Normal distribution of the difference between two averages (2nd problem)

*Two alloys A and B are being used to manufacture a certain steel product. An experiment needs to be designed to compare the two in terms of maximum load capacity in tons. This is a maximum that can be tolerated without breaking. It is known that the two standard deviations in load capacity are equal at 5 tons each. An experiment is conducted in which 30 specimens of each alloy (A and B) are tested and the results gave*

$\displaystyle \bar{x}_A =49.5$; $\displaystyle \bar{x}_B =45.5$

$\displaystyle \bar{x}_A - \bar{x}_B =4$

*The manufacturers of alloy A are convinced that this evidence shows conclusively that $\displaystyle \mu_A > \mu_B$ and strongly supports their alloy. Manufacturers of alloy B claim that the experiment could easily have given [tex]\bar{x}_A -\bar{x}_B =4 ***even if** the two population means are equal. IN other words, "things are inconclusive!"

(a)Make an argument that manufacturers of alloy B are wrong. Do it by computing

$\displaystyle Pr(\bar{X}_A - \bar{X}_B > 4|\mu_A = \mu_B)$

(b) Do you think these data strongly support alloy A?

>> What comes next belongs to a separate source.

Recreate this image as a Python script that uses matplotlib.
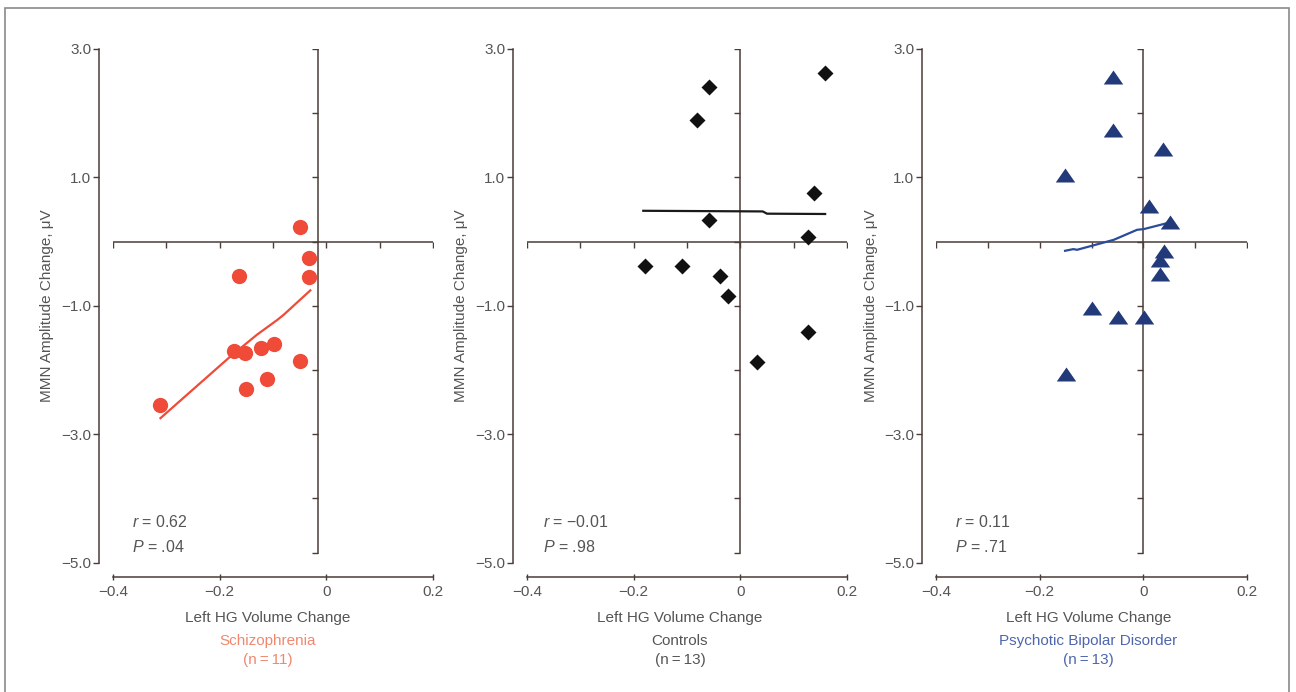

**Simple to solve, just like the previous problem I posted.**

(a)

$\displaystyle n_a = n_b =30$

$\displaystyle \sigma_{X_b - X_a}=\sqrt{\frac{5}{3}}$

$\displaystyle pr(z\geq \frac{4-0}\sqrt{\frac{5}{3}})$

$\displaystyle pr(z\geq 3.10)$

$\displaystyle =1-0.9990=0.0010$

(b)Yes, the experiment supports alloy A's case. Given the the population means of the two alloys are equal, there is a 0.1% probability that the difference between the sample means of alloy A and alloy B would be more than 4 tons.